"J'ai décidé la suspension de la mise en œuvre de l'écotaxe pour nous donner le temps nécessaire d'un dialogue au niveau national et régional." C'est en ces termes que Jean-Marc Ayrault a annoncé, ce mardi 29 octobre, une suspension de l'écotaxe sur l'ensemble du territoire français. "Suspension n'est pas suppression", a assuré le Premier ministre, précisant que "ce dialogue aura pour objectif d'améliorer les dispositions propres à la filière agricole et agroalimentaire, mais aussi celles relatives aux régions les plus périphériques".
Le Premier ministre a justifié cette suspension sine die par "la situation exceptionnelle" dans laquelle se trouve actuellement la Bretagne "qui traverse une crise, notamment dans le secteur de l'agroalimentaire". La situation nécessite un important dialogue social entre l'ensemble des parties prenantes, estime-t-il, déplorant que ce dialogue qu'il appelle de ses vœux "est aujourd'hui bloqué, bloqué par un seul sujet : l'écotaxe (…) qui focalise tous les mécontentements."
En septembre, Fréderic Cuvillier avait déjà annoncé un nouveau report de la mesure du 1er octobre 2013 au 1er janvier 2014, au motif que "des dysfonctionnements persistants [devaient] impérativement être corrigés avant la mise en service du dispositif". Le ministre des Transports avait alors assuré que "le principe n'est pas remis en cause, ajoutant que c'est une affaire de semaines pour que tout rentre en ordre". A l'occasion de la conférence environnementale, il avait assuré avec fermeté qu'aucun nouveau report n'était envisageable (voir encart vidéo).
Aujourd'hui, c'est l'éventuel coût de l'abandon qui pose problème. L'Etat devrait alors verser à Ecomouv' 800 millions d'euros, selon Stéphane Le Foll. A cela, il convient d'ajouter un manque à gagner annuel de l'ordre de 1,2 milliard d'euros…
Les négociations annoncées par le Premier ministre devraient aboutir sur des solutions qui "devront être juste, devront être équilibrées au plan national et tout secteur confondu", a-t-il indiqué, expliquant avoir déjà reçu des propositions de la part des trois ministres présents à la réunion. Une annonce qui satisfait la FNSEA et irrite les associations environnementales qui ne considèrent pas que la mesure représente une menace pour les transporteurs routiers (voir encart vidéo).

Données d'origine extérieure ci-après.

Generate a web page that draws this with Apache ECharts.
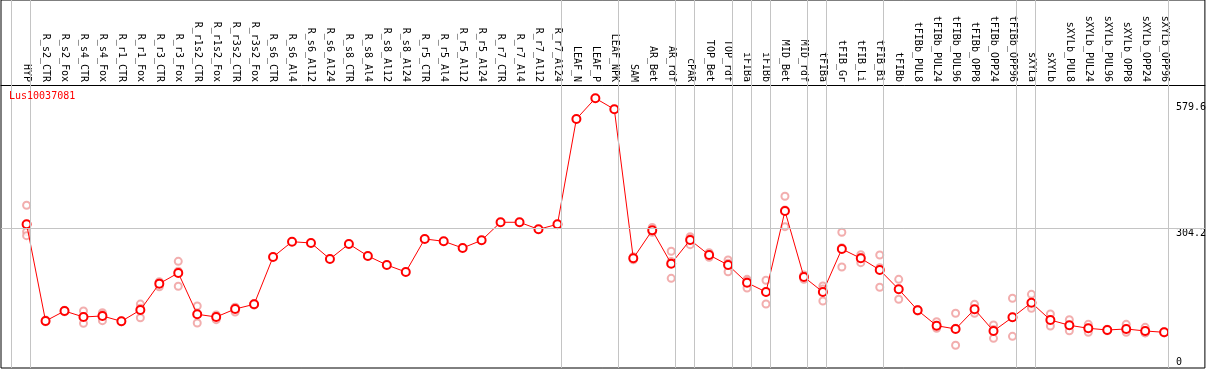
<!DOCTYPE html>
<html><head><meta charset="utf-8">
<script src="https://cdn.jsdelivr.net/npm/echarts@6.0.0/dist/echarts.min.js"></script>
<style>html,body{margin:0;padding:0;background:#fff}#c{width:1209px;height:370px}</style>
</head><body><div id="c"></div>
<script>
const geneId = 'Lus10037081';
const categories = ['HYP','R_s2_CTR','R_s2_Fox','R_s4_CTR','R_s4_Fox','R_r1_CTR','R_r1_Fox','R_r3_CTR','R_r3_Fox','R_r1s2_CTR','R_r1s2_Fox','R_r3s2_CTR','R_r3s2_Fox','R_s6_CTR','R_s6_Al4','R_s6_Al12','R_s6_Al24','R_s8_CTR','R_s8_Al4','R_s8_Al12','R_s8_Al24','R_r5_CTR','R_r5_Al4','R_r5_Al12','R_r5_Al24','R_r7_CTR','R_r7_Al4','R_r7_Al12','R_r7_Al24','LEAF_N','LEAF_P','LEAF_NPK','SAM','AR_Bet','AR_rdf','cPAR','TOP_Bet','TOP_rdf','iFIBa','iFIBb','MID_Bet','MID_rdf','tFIBa','tFIB_Gr','tFIB_Li','tFIB_Bi','tFIBb','tFIBb_PUL8','tFIBb_PUL24','tFIBb_PUL96','tFIBb_OPP8','tFIBb_OPP24','tFIBb_OPP96','sXYLa','sXYLb','sXYLb_PUL8','sXYLb_PUL24','sXYLb_PUL96','sXYLb_OPP8','sXYLb_OPP24','sXYLb_OPP96'];
const means = [313, 100.9, 122.8, 109.7, 111.9, 100.2, 125, 182.8, 206.2, 115.6, 109.7, 127.2, 137.5, 241.3, 274.8, 272, 236.9, 269.8, 243.5, 223.7, 208.4, 280.8, 275.7, 261, 277.9, 317.4, 317.4, 302, 313, 544, 589.4, 565.2, 238.4, 299.8, 226.6, 278.6, 245.7, 223.7, 184.9, 164.5, 342.2, 197.4, 164.5, 258.8, 238.4, 212.8, 170.4, 124.4, 90.6, 83.4, 126.6, 79, 109, 141, 103.1, 91.5, 84.9, 81.2, 83.4, 79, 76.1];
const replicates = [
  [354.7, 296.8, 288], [99, 101, 103], [121, 123, 124.5], [122.8, 110.5, 95.8], [119, 115, 101.6],
  [99, 100.5, 101], [138, 129, 108], [187, 185, 176], [231.8, 210, 177], [133.8, 116.5, 96.5],
  [114, 111, 103.8], [131, 130, 120.6], [139, 137.5, 136],
  [], [], [], [], [], [], [], [], [], [], [], [], [], [], [], [],
  [], [], [],
  [242, 238, 235], [306, 298, 295.5], [253.8, 231.5, 194.5], [285.9, 281.6, 268.3], [250.7, 245.8, 240.6],
  [234.7, 227.4, 209], [192.3, 189.1, 173.3], [190.2, 165.1, 138.2], [374.4, 344.4, 307.8], [201.8, 198.1, 192.3],
  [177.7, 171, 144.8], [295.5, 261.6, 219.3], [246.3, 240.1, 228.8], [245.7, 217.8, 174.8], [192.3, 170.4, 148.5],
  [126, 124.4, 122.8], [99.4, 87.5, 84.9], [117.8, 84.8, 47.6], [137.5, 124.5, 117.8], [92.1, 82, 62.9],
  [150.7, 109, 67.3], [159.4, 134.9, 128.7], [116.3, 103.1, 89.9], [103.8, 91, 79.6], [93.6, 85, 76.1],
  [83, 81.2, 79.4], [93.6, 80.5, 76.1], [87, 75.2, 74.8], [77.5, 76.1, 74.7]
];
const groupBreaks = [-1, 0, 28, 31, 34, 35, 37, 38, 39, 41, 42, 45, 52, 53, 60];
const yTickValues = [0, 304.2, 579.6];
const refLineValue = 304.2;

const FONT = 'DejaVu Sans Mono';
const meanData = means.map((v, i) => [i, v]);
const repData = [];
replicates.forEach((arr, i) => arr.forEach(v => repData.push([i, v])));

const chart = echarts.init(document.getElementById('c'), null, {renderer: 'canvas'});
chart.setOption({
  animation: false,
  backgroundColor: '#fff',
  title: {
    text: geneId, left: 9, top: 91, padding: 0,
    textStyle: {color: '#ff0000', fontSize: 10, fontFamily: FONT, fontWeight: 'normal'}
  },
  grid: {left: 1, right: 2, top: 0, bottom: 2, show: true, borderColor: '#000', borderWidth: 1, backgroundColor: 'transparent'},
  xAxis: {
    type: 'value', min: -1.35, max: 62.15, position: 'top', offset: -85,
    axisLine: {show: true, onZero: false, lineStyle: {color: '#000', width: 1}},
    axisTick: {show: false},
    splitLine: {show: false},
    axisLabel: {
      customValues: categories.map((c, i) => i),
      formatter: v => categories[Math.round(v)] || '',
      rotate: 90, margin: 3, color: '#000', fontSize: 10, fontFamily: FONT,
      showMinLabel: true, showMaxLabel: true, hideOverlap: false
    }
  },
  yAxis: {
    type: 'value', min: -2.19, max: 804.9, position: 'right', offset: -37,
    axisLine: {show: false}, axisTick: {show: false}, splitLine: {show: false},
    axisLabel: {
      customValues: yTickValues, margin: 8, color: '#000', fontSize: 10, fontFamily: FONT,
      verticalAlign: 'top', verticalAlignMinLabel: 'bottom', align: 'left'
    }
  },
  series: [
    {
      type: 'scatter', data: repData, z: 2,
      symbol: 'emptyCircle', symbolSize: 7,
      itemStyle: {color: '#ef9a9a', borderColor: '#ef9a9a', borderWidth: 1},
      markLine: {
        silent: true, symbol: 'none', animation: false,
        label: {show: false},
        lineStyle: {color: '#c4c4c4', type: 'solid', width: 1},
        data: groupBreaks.map(b => ({xAxis: b + 0.2})).concat([{yAxis: refLineValue}])
      }
    },
    {
      type: 'line', data: meanData, z: 3,
      symbol: 'emptyCircle', symbolSize: 8,
      lineStyle: {color: '#ff0000', width: 1},
      itemStyle: {color: '#ff0000', borderColor: '#ff0000', borderWidth: 1.2}
    }
  ]
});
</script>
</body></html>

Quelles mesures peut-on attendre ? "Des mesures spécifiques d'exonération des poids lourds utilisés par l'agriculture et la pêche partout en France" ainsi que des mesures qui "[tiennent] compte le plus possible des entreprises du transport routier". Au sujet des transporteurs, le Premier ministre a indiqué "[avoir entendu] les demandes des organisations professionnelles".
Les différents professionnels s'avancent déjà pour présenter leurs doléances, à l'image de la Fédération nationale du bois qui a adressé une lettre au gouvernement lourde de menaces : "si notre profession reste oubliée, nous saurons comme les agriculteurs trouver les moyens de faire entendre notre voix. Nos grumes sont assez longues pour bloquer les routes".
Cependant, l'ajout de nouveaux aménagements fait planer un risque sur sa mise en œuvre effective, craignent certaines associations à l'image d'Agir pour l'environnement. "A l'instar de la taxe carbone qui fut censurée par le Conseil constitutionnel à cause des trop nombreuses exemptions accordées et de la rupture d'égalité subséquente, il est à craindre que les multiples reculs du Gouvernement faisant suite aux pressions des lobbies agricoles et routiers conduisent à l'échec de l'écotaxe", estime l'association.
Pour rappel, certaines régions ont déjà obtenu des réductions de l'écotaxe de 30% (pour l'Aquitaine et Midi-Pyrénées) et de 50% (pour la Bretagne). De plus, la Bretagne a obtenu une exonération totale pour les camions de collecte de lait et l'exclusion du réseau taxé de la route nationale 164, le principal axe régional.